Bacteria Deep in Antarctic Ice

Biologists in recent years have been finding primitive forms of life thriving in the most surprising places on Earth--around hot vents at the bottom of the ocean, deep in the Earth's subsurface and in geothermal pools in Yellowstone National Park. Now, researchers have again been surprised--finding evidence of bacteria deep in Antarctic ice above a freshwater lake that lies beneath the thick frozen surface.

Two teams of scientists found evidence of bacteria living in ice above Lake Vostok, a subglacial body of water the size of Lake Ontario that is one of the deepest bodies of water on Earth and is located more than two miles under the East Antarctic ice cap.

"From a biologist's perspective, this is the Holy Grail of lake biology," said John Priscu of Montana State University, who led one of two groups that report their findings as part of a trio of research papers in the Dec. 10 issue of Science. "Our findings indicate that the microbial world has few limits on our planet."

The ice core, 18 inches long and 4 inches wide, was drilled from 11,800 feet into the ice sheet and 393 feet above where the ice and the waters of Lake Vostok meet, suggesting life can survive cut off from nutrients and light.

The bacteria are similar to those known as proteobacteria and actinomycetes, which are usually found in soil. They could have been blown into the lake on bits of soil and then buried, which means they could have been there for more than a half-million years. Another possibility is that the microbes originated in the lake and became trapped there as water froze.

The existence of such "extremophiles" in Lake Vostok and elsewhere has given scientists hope that life could exist in similarly forbidding conditions on other planets. For example, one of Jupiter's moons, Europa, may have frozen oceans.

Fatter Pigs, Taller People?

Researchers have found a way to make pigs grow faster that may be a boon to farmers and could be useful for helping abnormally short children reach normal height.

Farmers already inject pigs with a synthetic version of a naturally occurring hormone known as growth hormone that makes the animals grow bigger and faster. But large doses of the hormone can cause problems, including malformed organs and deformed bones. Synthetic human growth hormone also is used to treat some human children, although that practice is controversial when used on children who are not unusually short.

Robert J. Schwartz of the Baylor College of Medicine in Houston and colleagues injected pigs with DNA that carries instructions for the production of a hormone known as protease-resistant growth hormone-release hormone.

Pigs injected with the DNA produced high levels of their own growth hormones, grew faster and were 22 percent heavier than normal. After 65 days of treatment, no side effects emerged, the researchers report in the December issue of the journal Nature Biotechnology.

The approach could enable farmers to use less feed and bring animals that produce less manure to slaughter more quickly. Moreover, a similar approach may be useful for treating children who are not growing properly, the researchers said. But much more research is needed.

Teeny Tiny Tweezers

Scientists have fashioned the world's smallest pair of tweezers.
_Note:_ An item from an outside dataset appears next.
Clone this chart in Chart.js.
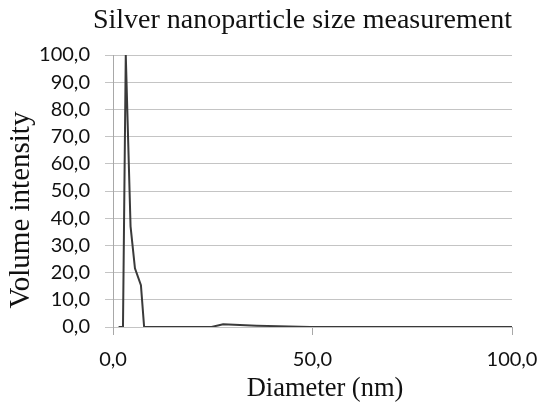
<!DOCTYPE html>
<html>
<head>
<meta charset="utf-8">
<script src="https://cdn.jsdelivr.net/npm/chart.js@4"></script>
<style>
  html, body { margin: 0; padding: 0; background: #fff; }
  #wrap { width: 540px; height: 406px; }
</style>
</head>
<body>
<div id="wrap"><canvas id="sizeChart"></canvas></div>
<script>
// diameter (nm) and volume intensity
var diameters = [1.4, 2.5, 3.2, 4.4, 5.5, 7.0, 7.8, 24.7, 27.6, 36.0, 49.4, 100];
var volumes   = [0,   0,   100, 37,  21.6, 15.4, 0,  0,    1.0,  0.5,  0,    0];

var xTicks = [0, 50, 100];

var points = diameters.map(function (d, i) { return { x: d, y: volumes[i] }; });

function comma(v) { return v.toFixed(1).replace('.', ','); }

// axis titles drawn by hand so they sit where the original has them
var axisTitles = {
  id: 'axisTitles',
  afterDraw: function (c) {
    var g = c.ctx;
    g.save();
    g.fillStyle = '#111';
    g.textAlign = 'center';
    g.textBaseline = 'middle';
    g.font = '26.5px "Liberation Serif"';
    g.fillText('Diameter (nm)', 325, 389);
    g.translate(21, 210);
    g.rotate(-Math.PI / 2);
    g.font = '29px "Liberation Serif"';
    g.fillText('Volume intensity', 0, 0);
    g.restore();
  }
};

var ctx = document.getElementById('sizeChart');
var chart = new Chart(ctx, {
  type: 'scatter',
  data: {
    datasets: [{
      data: points,
      showLine: true,
      borderColor: '#3a3a3a',
      borderWidth: 2,
      pointRadius: 0,
      tension: 0
    }]
  },
  options: {
    responsive: true,
    maintainAspectRatio: false,
    animation: false,
    layout: { padding: { left: 0, right: 28, top: 0, bottom: 0 } },
    plugins: {
      legend: { display: false },
      tooltip: { enabled: false },
      title: {
        display: true,
        text: 'Silver nanoparticle size measurement',
        align: 'end',
        color: '#111',
        font: { family: 'Liberation Serif', size: 28, weight: 'normal' },
        padding: { top: 4, bottom: 17.4 }
      }
    },
    scales: {
      x: {
        type: 'linear',
        min: 0,
        max: 100,
        afterBuildTicks: function (s) { s.ticks = xTicks.map(function (v) { return { value: v }; }); },
        afterFit: function (s) { s.height = 79; s.paddingLeft = 0; s.paddingRight = 0; },
        grid: { drawOnChartArea: false, color: '#a8a8a8', tickLength: 8 },
        border: { display: false },
        ticks: {
          padding: 13,
          maxRotation: 0,
          color: '#111',
          font: { family: 'Lato', size: 20 },
          callback: function (v) { return comma(v); }
        }
      },
      y: {
        min: 0,
        max: 100,
        afterFit: function (s) { s.width = 113; s.paddingTop = 0; s.paddingBottom = 0; },
        grid: { color: '#c4c4c4', tickLength: 8 },
        border: { display: true, color: '#a8a8a8' },
        ticks: {
          stepSize: 10,
          padding: 15,
          color: '#111',
          font: { family: 'Lato', size: 20 },
          callback: function (v) { return comma(v); }
        }
      }
    }
  },
  plugins: [axisTitles]
});
</script>
</body>
</html>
Charles M. Lieber of Harvard University and a colleague crafted a pair of "nanotweezers" by attaching two bundles of carbon "nanotubes" to either side of a glass rod. The bundles, a mere 50 nanometers in diameter, open and close when a small volt of electricity is applied. In tests, the tweezers could manipulate polystyrene spheres 300 nanometers in diameter and semiconductor wires 20 nanometers in diameter.

"Compare a single hair from your head . . . to a giant redwood tree--your hair will seem like a redwood tree next to the nanotube and the objects it can manipulate," Lieber said in an e-mail message.

The device is just the latest tiny tool that researchers have developed to manipulate individual molecules in the growing field of "nanotechnology," in which scientists hope to build extremely small devices on the molecular level.

"The results described here demonstrate that nanotube nanotweezers can be used to manipulate individual nanostructures and directly probe their electrical properties," the researchers write in the Dec. 10 issue of Science.